1. Proglogue 2. Twilight 3. Yours Truly, 2095 4. Ticket to the Moon 5. The Way Life's Meant To Be 6. Another Heart Breaks 7. Rain is Falling 8. From the End of the World 9. The Lights Go Down 10.Here is the News 11.21st Century Man 12.Hold On Tight 13.Epilogue

 

By 1981, the Electric Light Orchestra ceased, at least nominally, to be an orchestra at all. Their album Time marked the quiet erasure of the word "orchestra" from the band's identity, now appearing on the record sleeve simply as “E.L.O.” — a rebranding that spoke volumes. Jeff Lynne himself later admitted fatigue with the orchestral gimmickry that had defined the band since its inception. This wasn’t so much a reinvention as it was a shrug — a conscious step away from the strings and bombast that had become both their trademark and their burden. For many fans, the lush symphonic textures were precisely what set the band apart. Their omission was felt.

In place of violins and cellos came synthesizers, vocoders, and a polished, chrome-plated soundscape. The concept? A not-so-distant future filled with mechanization, alienation, and robotic longing. Not the most original of themes — one suspects that Orwell’s 1984, suddenly only three years away, was weighing heavily on the musical imagination of the time. But if the idea was hardly novel, Lynne’s execution was anything but crude. For all its chilly futurism, Time remains stubbornly melodic — a pop record in disguise.

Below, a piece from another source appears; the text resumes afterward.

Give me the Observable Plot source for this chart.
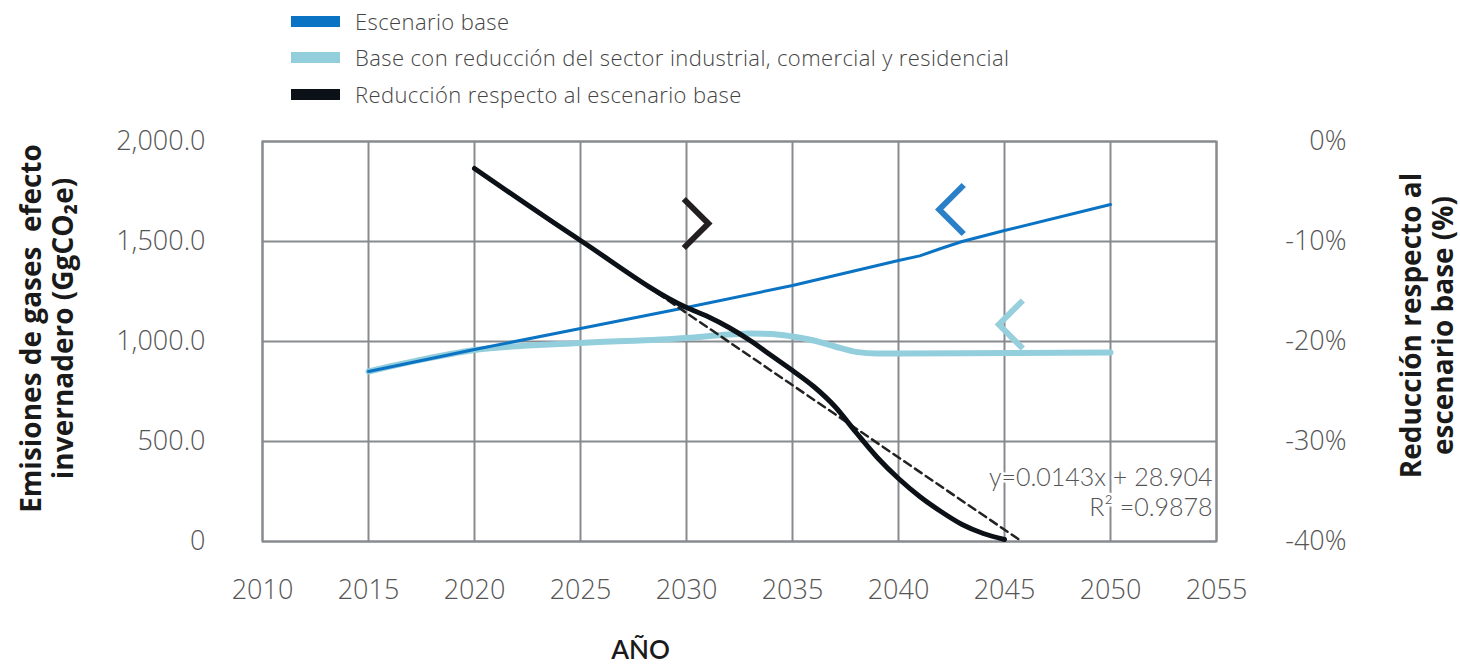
<!DOCTYPE html>
<html>
<head>
<meta charset="utf-8">
<script src="https://cdn.jsdelivr.net/npm/d3@7"></script>
<script src="https://cdn.jsdelivr.net/npm/@observablehq/plot@0.6"></script>
<style>
  html, body { margin: 0; padding: 0; background: #fff; }
  body { width: 1460px; height: 664px; overflow: hidden; font-family: "Open Sans", Lato, sans-serif; }
  #legend { position: relative; height: 115px; width: 1460px; }
  .row { position: absolute; left: 291px; height: 28px; display: flex; align-items: center; }
  .sw { width: 49px; height: 11px; margin-right: 15px; }
  .lab { font-size: 22px; letter-spacing: 0.4px; color: #444; font-weight: 300; white-space: nowrap; }
  #chart svg { display: block; overflow: visible; }
</style>
</head>
<body>
<div id="legend"></div>
<div id="chart"></div>
<script>
// ---- data ----
const seriesNames = [
  "Escenario base",
  "Base con reducción del sector industrial, comercial y residencial",
  "Reducción respecto al escenario base"
];
const baseYears  = [2015, 2020, 2025, 2030, 2035, 2040, 2041, 2042, 2043, 2045, 2050];
const baseValues = [850, 960, 1065, 1170, 1280, 1405, 1428, 1465, 1500, 1555, 1685];

const redYears  = [2015, 2016, 2017, 2018, 2019, 2020, 2025, 2030, 2032, 2033, 2034, 2035, 2036, 2037, 2038, 2039, 2040, 2045, 2050];
const redValues = [850, 875, 898, 920, 940, 958, 992, 1018, 1035, 1040, 1038, 1025, 1005, 975, 948, 940, 940, 942, 945];

const pctYears  = [2020, 2025, 2030, 2031, 2032, 2033, 2034, 2035, 2036, 2037, 2038, 2039, 2040, 2041, 2042, 2043, 2044, 2045];
const pctValues = [-2.7, -9.9, -16.6, -17.5, -18.6, -19.9, -21.4, -22.9, -24.5, -26.5, -29.1, -31.6, -33.7, -35.5, -37.0, -38.3, -39.2, -39.8];

const trendYears  = [2020, 2045.75];
const trendValues = [-2.7, -39.9];

const xTicks   = [2010, 2015, 2020, 2025, 2030, 2035, 2040, 2045, 2050, 2055];
const yTicks   = [0, 500, 1000, 1500, 2000];
const pctTicks = [0, -10, -20, -30, -40];

const equationLines = ["y=0.0143x + 28.904", "R² =0.9878"];
const leftTitle  = "Emisiones de gases  efecto\ninvernadero (GgCO₂e)";
const rightTitle = "Reducción respecto al\nescenario base (%)";
const xTitle = "AÑO";

// chevron annotations (year, left-axis value)
const chevronBlack = {year: 2030.45, value: 1590};
const chevronBlue  = {year: 2042.5,  value: 1660};
const chevronLight = {year: 2045.3,  value: 1085};

// ---- build ----
const colors = ["#0b73c3", "#93cedd", "#0b1117"];
const legend = document.getElementById("legend");
const rowCenters = [21, 57, 94];
seriesNames.forEach((n, i) => {
  const r = document.createElement("div");
  r.className = "row";
  r.style.top = (rowCenters[i] - 14) + "px";
  r.innerHTML = `<div class="sw" style="background:${colors[i]}"></div><div class="lab">${n}</div>`;
  legend.appendChild(r);
});

const pctToY = p => (p + 40) * 50;
const base = baseYears.map((y, i) => ({year: y, v: baseValues[i]}));
const red  = redYears.map((y, i) => ({year: y, v: redValues[i]}));
const pct  = pctYears.map((y, i) => ({year: y, v: pctToY(pctValues[i])}));
const trend = trendYears.map((y, i) => ({year: y, v: pctToY(trendValues[i])}));

const chevR = {draw(ctx, size) { const s = Math.sqrt(size / Math.PI); ctx.moveTo(-s/2, -s); ctx.lineTo(s/2, 0); ctx.lineTo(-s/2, s); }};
const chevL = {draw(ctx, size) { const s = Math.sqrt(size / Math.PI); ctx.moveTo(s/2, -s); ctx.lineTo(-s/2, 0); ctx.lineTo(s/2, s); }};

const grid = "#878b90";
const tickFont = {fontSize: 27, fontWeight: 300, fontFamily: "'Open Sans', Lato, sans-serif"};
const titleFont = {fontSize: 28, fontWeight: 700, fill: "#1a1a1a", fontFamily: "'Open Sans', Lato, sans-serif"};

const chart = Plot.plot({
  width: 1460,
  height: 549,
  marginTop: 26,
  marginBottom: 123,
  marginLeft: 262,
  marginRight: 244,
  x: {domain: [2010, 2055]},
  y: {domain: [0, 2000]},
  style: {fontFamily: "'Open Sans', Lato, sans-serif", color: "#555", background: "#fff", overflow: "visible"},
  marks: [
    Plot.gridX(xTicks, {stroke: grid, strokeOpacity: 1, strokeWidth: 2}),
    Plot.gridY(yTicks, {stroke: grid, strokeOpacity: 1, strokeWidth: 2}),
    Plot.frame({stroke: grid, strokeWidth: 2}),
    Plot.axisX(xTicks, {tickSize: 0, tickPadding: 38, tickFormat: d => String(d), label: null, ...tickFont}),
    Plot.axisY(yTicks, {anchor: "left", tickSize: 0, tickPadding: 57, label: null,
      tickFormat: d => d === 0 ? "0" : d3.format(",.1f")(d), ...tickFont}),
    Plot.axisY(pctTicks.map(pctToY), {anchor: "right", tickSize: 0, tickPadding: 130, textAnchor: "end", label: null,
      tickFormat: d => `${Math.round(d / 50 - 40)}%`, ...tickFont}),
    Plot.line(red, {x: "year", y: "v", stroke: colors[1], strokeWidth: 6, curve: "monotone-x"}),
    Plot.line(base, {x: "year", y: "v", stroke: colors[0], strokeWidth: 3}),
    Plot.line(trend, {x: "year", y: "v", stroke: "#222", strokeWidth: 2.5, strokeDasharray: "8,5"}),
    Plot.line(pct, {x: "year", y: "v", stroke: colors[2], strokeWidth: 5, curve: "monotone-x"}),
    Plot.dot([chevronBlack], {x: "year", y: "value", r: 24.5, symbol: chevR, fill: "none", stroke: "#231f20", strokeWidth: 6, strokeLinejoin: "miter"}),
    Plot.dot([chevronBlue], {x: "year", y: "value", r: 24.5, symbol: chevL, fill: "none", stroke: "#2a80c8", strokeWidth: 6, strokeLinejoin: "miter"}),
    Plot.dot([chevronLight], {x: "year", y: "value", r: 24, symbol: chevL, fill: "none", stroke: "#97cfdd", strokeWidth: 6, strokeLinejoin: "miter"}),
    Plot.text([equationLines.join("\n")], {text: d => d, frameAnchor: "bottom-right", textAnchor: "end", lineAnchor: "middle",
      dx: -4, dy: -50, lineHeight: 1.2, fontSize: 25, fontWeight: 300, fontFamily: "Lato, sans-serif",
      fill: "#555", stroke: "white", strokeWidth: 5, paintOrder: "stroke"}),
    Plot.text([leftTitle], {text: d => d, frameAnchor: "left", textAnchor: "middle", rotate: -90, dx: -216, dy: -13, lineHeight: 1.15,
      ...titleFont}),
    Plot.text([rightTitle], {text: d => d, frameAnchor: "right", textAnchor: "middle", rotate: -90, dx: 210, dy: -16, lineHeight: 1.15,
      ...titleFont}),
    Plot.text([xTitle], {text: d => d, frameAnchor: "bottom", dx: -99, dy: 117,
      fontSize: 26, fontWeight: 600, fill: "#1a1a1a", fontFamily: "Lato, 'Open Sans', sans-serif"})
  ]
});
document.getElementById("chart").appendChild(chart);
</script>
</body>
</html>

That’s not to say the album is entirely free of missteps. Yours Truly, 2095 dabbles in kitsch with wide-eyed enthusiasm, and Ticket to the Moon features the hilariously earnest couplet “Remember the good old 1980s / When things were so uncomplicated,” which sounds like it belongs in a soft drink commercial. In fact, the album's lead single, Hold On Tight, was famously dismissed by Casey Kasem as sounding like a jingle for yogurt. But then again, seriousness had never been ELO’s strong suit. It’s this occasional lapse into accidental comedy that gives the record much of its peculiar charm.

Musically, the album is unified by its obsession with the future — either lyrically or through an arsenal of retro-futuristic effects and robotically rendered soundscapes. For every tin-foiled toe-tapper like The Lights Go Down or From the End of the World, there is a more reflective counterpoint: Rain Is Falling, criminally underappreciated, and 21st Century Man, whose minor-key melancholy lingers longer than expected (a good thing). The whole thing is undeniably slick, a little absurd, and surprisingly affecting.

Time was a one-off. ELO would abandon the sci-fi trappings after this, perhaps sensing that the novelty had a short shelf life. But it remains a fascinating entry in their discography — not quite brilliant, certainly not banal, and, most importantly, still unmistakably Jeff Lynne.